What to produce:
Take from the listing each line that has the string "this".

Material provided:
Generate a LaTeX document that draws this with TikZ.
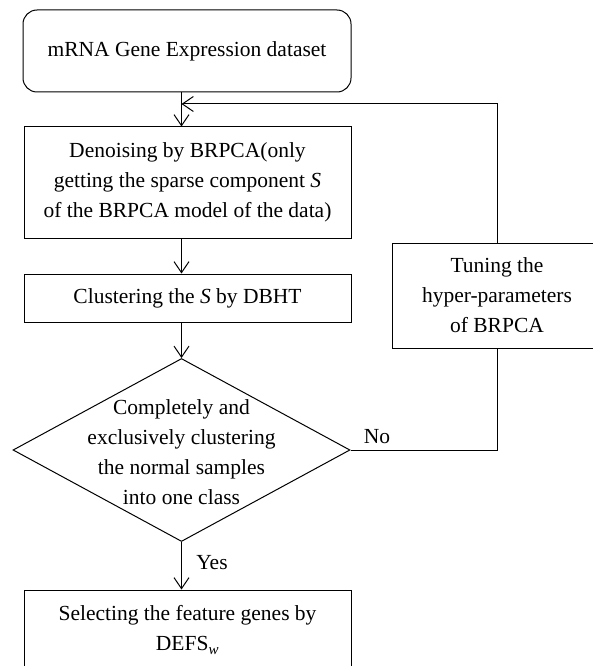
\documentclass[tikz,border=0pt]{standalone}
\usepackage{fontspec}
\setmainfont{Liberation Serif}
\usetikzlibrary{arrows.meta,shapes.geometric}
\begin{document}
\begin{tikzpicture}[x=1pt,y=-1pt,
  txt/.style={align=center, inner sep=0pt, font=\fontsize{21.5}{30}\selectfont},
  box/.style={txt, draw, line width=1pt},
  arr/.style={-{Straight Barb[length=11pt,width=15pt]}, line width=1pt},
  ln/.style={line width=1pt}]
\useasboundingbox (0,0) rectangle (592,666);
\coordinate (spine) at (181.5,0);
\node[box, rounded corners=14pt, minimum width=328pt, minimum height=82pt] (data) at (187,51) {mRNA Gene Expression dataset};
\node[box, minimum width=327pt, minimum height=111pt] (denoise) at (187.5,182.5) {Denoising by BRPCA(only\\getting the sparse component \textit{S}\\of the BRPCA model of the data)};
\node[box, minimum width=327pt, minimum height=48pt] (clust) at (187.5,298) {Clustering the \textit{S} by DBHT};
\node[draw, line width=1pt, shape=diamond, minimum width=337pt, minimum height=183pt, inner sep=0pt] (dec) at (181.5,450) {};
\node[txt] (dectext) at (181.5,452) {Completely and\\exclusively clustering\\the normal samples\\into one class};
\node[box, minimum width=210pt, minimum height=105pt] (tune) at (497,295.5) {Tuning the\\hyper-parameters\\of BRPCA};
\node[box, minimum width=327pt, minimum height=80pt] (sel) at (187.5,630) {Selecting the feature genes by\\DEFS\textsubscript{\textit{w}}};
\coordinate (fb) at (181.5,104);
\node[txt] (no) at (377,437) {No};
\node[txt] (yes) at (212,563) {Yes};
\draw[arr] (data.south -| spine) -- (denoise.north -| spine);
\draw[arr] (denoise.south -| spine) -- (clust.north -| spine);
\draw[arr] (clust.south -| spine) -- (dec.north);
\draw[arr] (dec.south) -- (sel.north -| spine);
\draw[ln] (dec.east) -| (tune.south);
\draw[arr] (tune.north) |- (fb);
\end{tikzpicture}
\end{document}
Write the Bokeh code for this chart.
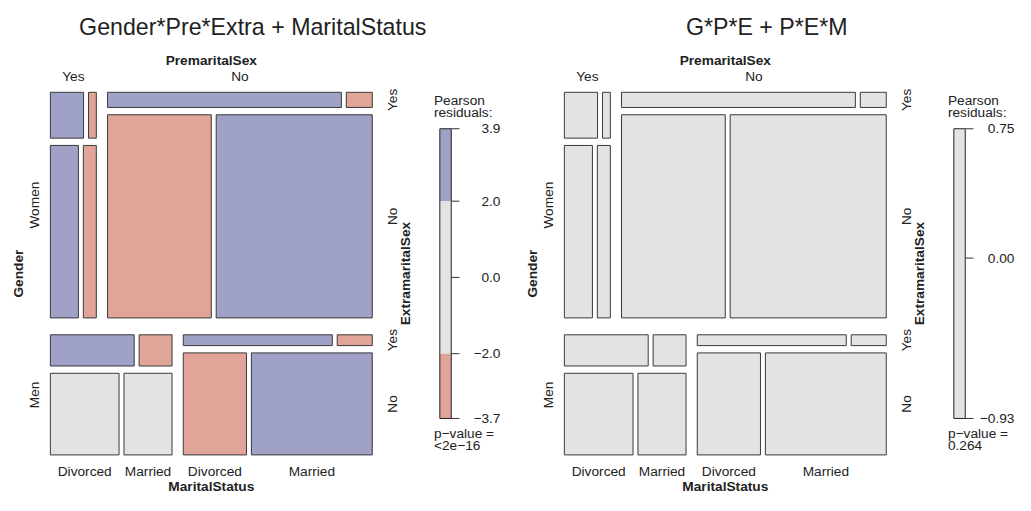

In response:
Generate a LaTeX document that draws this with TikZ.
Write the Bokeh code for this chart.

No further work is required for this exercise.